Bash is the latest U.S. Attorney to be tasked with a review of a pet issue being pushed by President Trump and his allies. A U.S. attorney was tasked in 2017 to review GOP allegations about the FBI’s Clinton email investigation, while another was selected by Barr to examine the Russia probe. Two other U.S. attorneys were announced as the official clearinghouse for claims about Ukraine, including the Biden-related allegations that Rudy Giuliani was pushing during the impeachment saga. And Flynn’s case itself was assigned by Barr its own U.S. Attorney to review it, leading to the request to dismiss the case earlier this month.

Altogether, the pattern shows an eagerness at the Justice Department to validate sensational allegations pushed by President Trump, even as many of these reviews have yet to produce evidence supporting the accusations.

That the most recent appointment was announced on Fox News only adds to the atmospherics that the Justice Department is being politicized to bolster Trump crusades against his electoral opponents.

The “unmasking” scandal flared up as the Trump campaign was looking for ways to tar Joe Biden and former President Obama, who will likely serve as a surrogate for Biden and who has polled favorably in internal GOP surveys.

Then-acting Director of National Intelligence Richard Grenell, a Trump loyalist, recently provided the Justice Department with a list of Obama-era officials who had requested “unmaskings” of intelligence reports that picked up information related to Flynn.

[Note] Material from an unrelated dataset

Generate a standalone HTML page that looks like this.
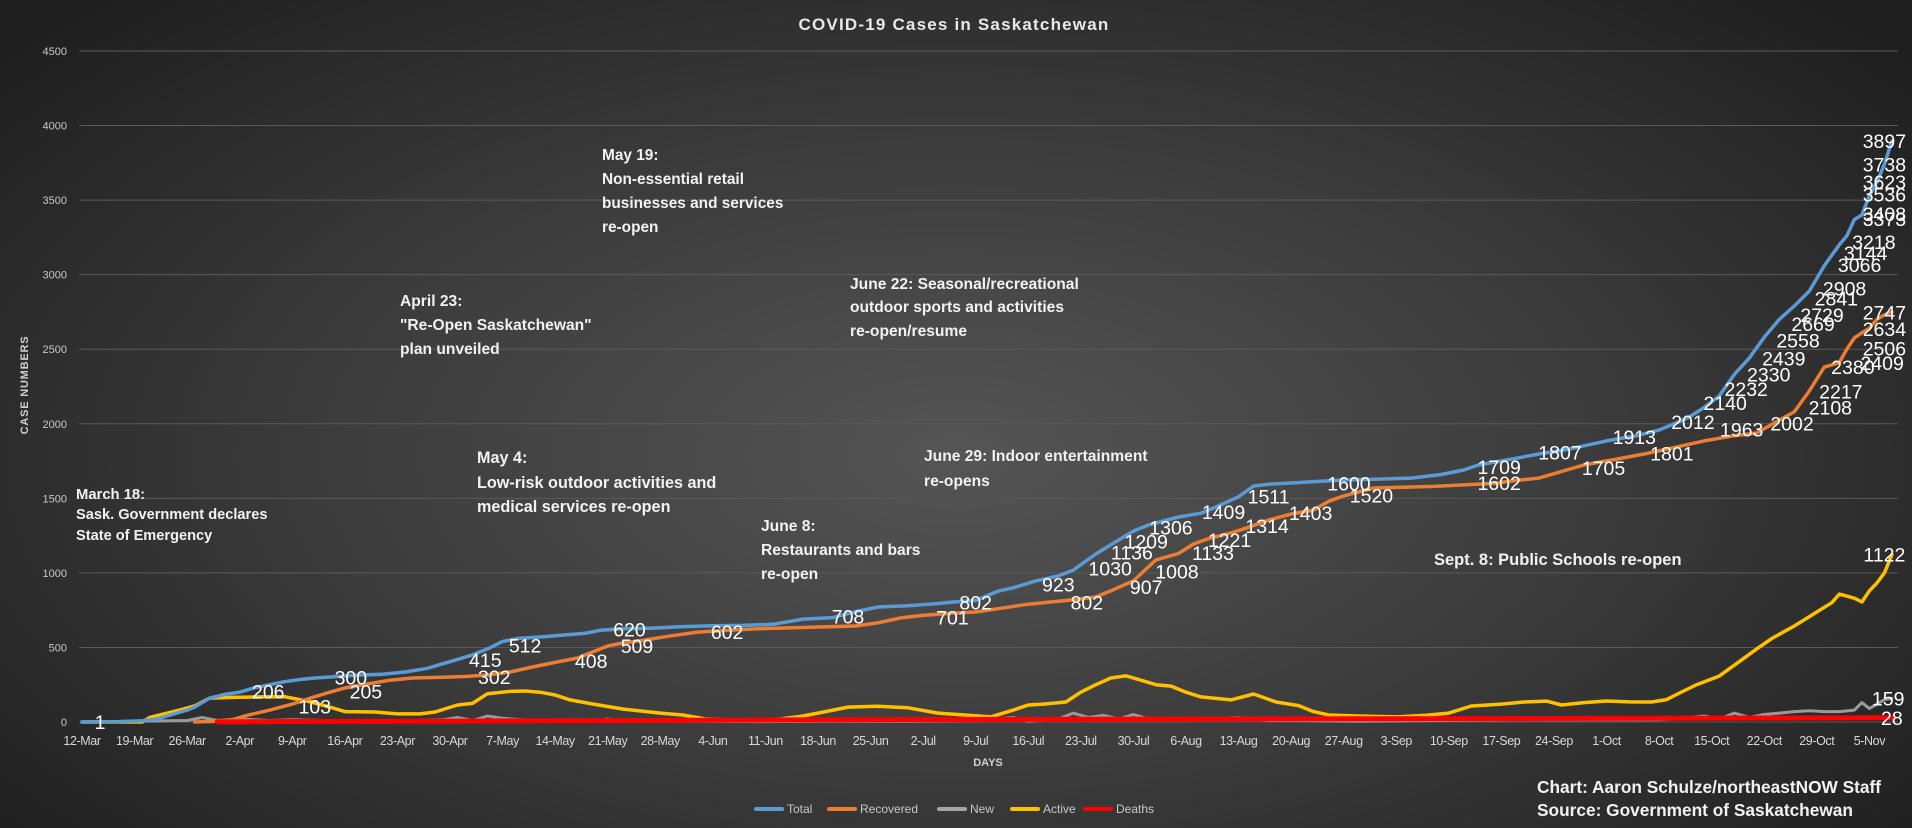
<!DOCTYPE html>
<html><head><meta charset="utf-8">
<style>
html,body{margin:0;padding:0;}
body{width:1912px;height:828px;overflow:hidden;background:radial-gradient(ellipse 65% 75% at 50% 55%,#555555 0%,#3c3c3c 50%,#1f1f1f 100%);font-family:"Liberation Sans",sans-serif;}
svg{position:absolute;left:0;top:0;}
.ann{fill:#f2f2f2;font-weight:bold;font-size:15.6px;}
</style></head>
<body>
<svg id="chart" width="1912" height="828" xmlns="http://www.w3.org/2000/svg">
<text x="954" y="30" text-anchor="middle" fill="#e8e8e8" font-size="17" font-weight="bold" letter-spacing="1.2">COVID-19 Cases in Saskatchewan</text>
<g id="grid"></g>
<g id="yticks"></g>
<g id="xticks"></g>
<text transform="translate(28,385) rotate(-90)" text-anchor="middle" fill="#d0d0d0" font-size="11" font-weight="bold" letter-spacing="0.8">CASE NUMBERS</text>
<text x="988" y="766" text-anchor="middle" fill="#d0d0d0" font-size="11" font-weight="bold">DAYS</text>
<g id="series"></g>
<g id="labels"></g>
<g>
<g><text class="ann" style="font-size:14.8px" x="76" y="499">March 18:</text><text class="ann" style="font-size:14.6px" x="76" y="519">Sask. Government declares</text><text class="ann" style="font-size:14.6px" x="76" y="540">State of Emergency</text></g>
<g><text class="ann" x="400" y="306">April 23:</text><text class="ann" x="400" y="330">"Re-Open Saskatchewan"</text><text class="ann" x="400" y="354">plan unveiled</text></g>
<g><text class="ann" style="font-size:15.4px" x="602" y="160">May 19:</text><text class="ann" style="font-size:15.4px" x="602" y="184">Non-essential retail</text><text class="ann" style="font-size:15.4px" x="602" y="208">businesses and services</text><text class="ann" style="font-size:15.4px" x="602" y="232">re-open</text></g>
<g><text class="ann" style="font-size:16.2px" x="477" y="463">May 4:</text><text class="ann" style="font-size:16.2px" x="477" y="488">Low-risk outdoor activities and</text><text class="ann" style="font-size:16.2px" x="477" y="512">medical services re-open</text></g>
<g><text class="ann" x="761" y="531">June 8:</text><text class="ann" x="761" y="555">Restaurants and bars</text><text class="ann" x="761" y="579">re-open</text></g>
<g><text class="ann" x="850" y="289">June 22: Seasonal/recreational</text><text class="ann" x="850" y="312">outdoor sports and activities</text><text class="ann" x="850" y="336">re-open/resume</text></g>
<g><text class="ann" x="924" y="461">June 29: Indoor entertainment</text><text class="ann" x="924" y="486">re-opens</text></g>
<g><text class="ann" style="font-size:16.5px" x="1434" y="565">Sept. 8: Public Schools re-open</text></g>
</g>
<g>
<text x="1537" y="793" fill="#f2f2f2" font-size="17.3" font-weight="bold">Chart: Aaron Schulze/northeastNOW Staff</text>
<text x="1537" y="816" fill="#f2f2f2" font-size="17.3" font-weight="bold">Source: Government of Saskatchewan</text>
</g>
<g id="legend"></g>
</svg>
<script>
const totalDays=[0,5,8,10,12,14,15,17,19,21,23,25,27,29,31,34,37,40,43,46,48,50,52,54,56,58,61,64,67,69,72,76,80,84,88,92,96,100,103,106,110,114,116,119,122,124,127,130,132,135,138,140,142,146,149,151,154,156,158,161,165,168,172,177,181,184,186,190,194,198,203,207,210,212,214,216,218,220,222,224,226,228,230,232,234,235,236,237,238,239,240,241];
const totalVals=[1,3,8,20,50,80,100,160,185,200,230,250,270,285,295,305,315,320,335,360,390,420,450,490,540,560,570,583,595,615,625,630,640,645,648,655,690,700,740,771,780,795,805,815,878,900,946,980,1019,1127,1220,1280,1321,1375,1400,1442,1510,1583,1595,1603,1615,1623,1628,1636,1660,1690,1724,1760,1797,1830,1885,1920,1958,2000,2045,2110,2186,2330,2440,2580,2700,2790,2890,3060,3200,3260,3370,3400,3530,3620,3740,3897];
const recDays=[15,18,20,22,25,28,31,33,35,38,41,44,48,51,54,57,60,63,66,68,70,72,75,78,82,86,90,93,97,100,103,106,109,112,116,119,122,126,129,132,135,137,140,143,146,148,150,153,155,158,161,164,166,168,172,176,180,184,188,191,194,197,200,204,208,212,216,220,223,226,228,229,230,231,232,233,234,235,236,237,238,239,240,241];
const recVals=[0,5,15,45,80,120,170,200,228,255,280,295,300,305,315,335,369,400,429,470,510,530,550,575,603,615,625,630,635,640,644,665,698,715,730,738,760,790,805,820,838,880,946,1087,1130,1194,1230,1268,1300,1355,1395,1422,1480,1516,1569,1575,1580,1590,1600,1620,1636,1680,1724,1760,1797,1840,1885,1920,1938,2025,2080,2150,2220,2300,2380,2395,2410,2500,2576,2610,2640,2700,2730,2750];
const actDays=[0,8,9,13,15,17,20,24,27,30,33,35,39,42,45,47,50,52,54,57,59,61,63,65,68,72,77,80,83,86,90,93,96,99,102,106,110,114,118,121,124,126,128,131,133,135,137,139,141,143,145,147,149,153,156,159,162,164,166,170,175,179,182,185,189,192,195,197,200,203,206,209,211,213,215,218,220,223,225,228,231,233,234,236,237,238,239,240,241];
const actVals=[0,0,30,80,107,160,165,168,170,140,100,70,67,54,54,67,114,125,190,205,208,200,181,148,121,87,60,47,20,15,15,20,40,70,100,105,95,60,45,34,80,114,120,134,200,250,295,310,280,250,241,200,168,148,188,134,110,70,47,40,34,45,60,107,120,134,140,114,130,141,135,134,150,201,250,308,380,490,560,644,738,800,858,830,805,880,932,1000,1122];
const newDays=[0,14,16,18,21,25,28,32,36,40,44,48,50,52,54,56,60,64,68,70,72,80,90,100,110,120,124,126,130,132,134,136,138,140,142,146,150,154,158,162,170,180,190,200,210,214,216,218,220,222,224,226,228,230,232,234,236,237,238,240,241];
const newVals=[0,10,30,10,20,10,15,10,5,8,10,15,30,10,40,25,10,5,5,20,5,5,3,5,5,10,30,5,20,60,30,45,20,50,20,15,20,30,10,10,5,10,15,15,15,30,40,20,60,30,50,60,70,75,70,70,80,130,90,150,159];
const deathDays=[18,30,50,100,150,200,241];
const deathVals=[1,4,6,15,20,24,28];
const yTicks=[0,500,1000,1500,2000,2500,3000,3500,4000,4500];
const xTickLabels=["12-Mar","19-Mar","26-Mar","2-Apr","9-Apr","16-Apr","23-Apr","30-Apr","7-May","14-May","21-May","28-May","4-Jun","11-Jun","18-Jun","25-Jun","2-Jul","9-Jul","16-Jul","23-Jul","30-Jul","6-Aug","13-Aug","20-Aug","27-Aug","3-Sep","10-Sep","17-Sep","24-Sep","1-Oct","8-Oct","15-Oct","22-Oct","29-Oct","5-Nov"];
const totalLabelDays=[2.4,24.8,35.8,53.7,59,72.9,102,119,130,136.9,139.8,141.7,145,152,158,168.7,188.7,196.8,206.7,214.5,218.8,221.6,224.6,226.6,228.5,230.5,231.7,233.6,234.7,236.7,237.5,238.6,240,240,240,240,240,240];
const totalLabelVals=[1,206,300,415,512,620,708,802,923,1030,1136,1209,1306,1409,1511,1600,1709,1807,1913,2012,2140,2232,2330,2439,2558,2669,2729,2841,2908,3066,3144,3218,3373,3408,3536,3623,3738,3897];
const recLabelDays=[31,37.8,54.9,67.8,73.9,85.9,115.9,133.8,141.7,145.8,150.6,152.8,157.8,163.6,171.7,188.7,202.6,211.7,221,227.7,232.8,234.2,235.8,239.7,240,240,240];
const recLabelVals=[103,205,302,408,509,602,701,802,907,1008,1133,1221,1314,1403,1520,1602,1705,1801,1963,2002,2108,2217,2380,2409,2506,2634,2747];
const actLabelDays=[240];const actLabelVals=[1122];
const newLabelDays=[240.5];const newLabelVals=[159];
const deathLabelDays=[241];const deathLabelVals=[28];

const NS="http://www.w3.org/2000/svg";
const X0=82, DX=7.51, Y0=722, SY=0.14911;
function xs(d){return X0+d*DX;}
function ys(v){return Y0-v*SY;}
function mk(tag,attrs,parent){const e=document.createElementNS(NS,tag);for(const k in attrs)e.setAttribute(k,attrs[k]);parent.appendChild(e);return e;}

const grid=document.getElementById('grid'), yt=document.getElementById('yticks'), xt=document.getElementById('xticks');
yTicks.forEach(v=>{
  const l=mk('line',{x1:79,x2:1898,y1:ys(v),y2:ys(v),stroke:'#5a5a5a','stroke-width':1},grid);
  
  
  const t=mk('text',{x:67,y:ys(v)+4,'text-anchor':'end',fill:'#c8c8c8','font-size':11},yt);
  t.textContent=v;
  
  
});
xTickLabels.forEach((s,i)=>{
  const t=mk('text',{x:xs(i*7),y:745,'text-anchor':'middle',fill:'#d8d8d8','font-size':12.5,'letter-spacing':'-0.4'},xt);
  t.textContent=s;
  
  
});

const sg=document.getElementById('series');
function drawLine(days,vals,color,w,name){
  const pts=days.map((d,i)=>xs(d).toFixed(1)+','+ys(vals[i]).toFixed(1)).join(' ');
  const p=mk('polyline',{points:pts,fill:'none',stroke:color,'stroke-width':w,'stroke-linejoin':'round','stroke-linecap':'round'},sg);
  
  
}
drawLine(newDays,newVals,'#9a9a9a',3,'new-line');
drawLine(actDays,actVals,'#ffc000',3.5,'active-line');
drawLine(recDays,recVals,'#ed7d31',3.5,'recovered-line');
drawLine(totalDays,totalVals,'#5b9bd5',3.5,'total-line');
drawLine(deathDays,deathVals,'#ff0000',5,'deaths-line');

const lg=document.getElementById('labels');
function drawLabels(days,vals,name){
  days.forEach((d,i)=>{
    const t=mk('text',{x:xs(d),y:ys(vals[i])+7,'text-anchor':'middle',fill:'#ffffff','font-size':19.5},lg);
    t.textContent=vals[i];
    
    
  });
}
drawLabels(totalLabelDays,totalLabelVals,'total-data-label');
drawLabels(recLabelDays,recLabelVals,'recovered-data-label');
drawLabels(actLabelDays,actLabelVals,'active-data-label');
drawLabels(newLabelDays,newLabelVals,'new-data-label');
drawLabels(deathLabelDays,deathLabelVals,'deaths-data-label');

const leg=document.getElementById('legend');
const legNames=['Total','Recovered','New','Active','Deaths'];
const legColors=['#5b9bd5','#ed7d31','#a5a5a5','#ffc000','#ff0000'];
const legX=[756,829,939,1012,1085];
legNames.forEach((n,i)=>{
  const g=mk('g',{},leg);
  
  
  mk('line',{x1:legX[i],x2:legX[i]+26,y1:809,y2:809,stroke:legColors[i],'stroke-width':4,'stroke-linecap':'round'},g);
  const t=mk('text',{x:legX[i]+31,y:813,fill:'#c8c8c8','font-size':12},g);
  t.textContent=n;
});
</script>
</body></html>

None of the requests appeared to be linked to the infamous calls between Flynn and Russian ambassador Sergey Kislyak that were the subject of his prosecution. But the list did include Biden’s name among the officials who had made unmasking requests for Flynn-related reports.

Grenell’s list, which was released publicly by GOP senators, provided no evidence of any wrongdoing and even acknowledged that the unmasking requests had gone through the appropriate protocols.

Trump and his campaign nonetheless used to the list to tout a so-called “Obamagate” scandal. When he was asked, even Trump couldn’t say what crimes were supposedly committed.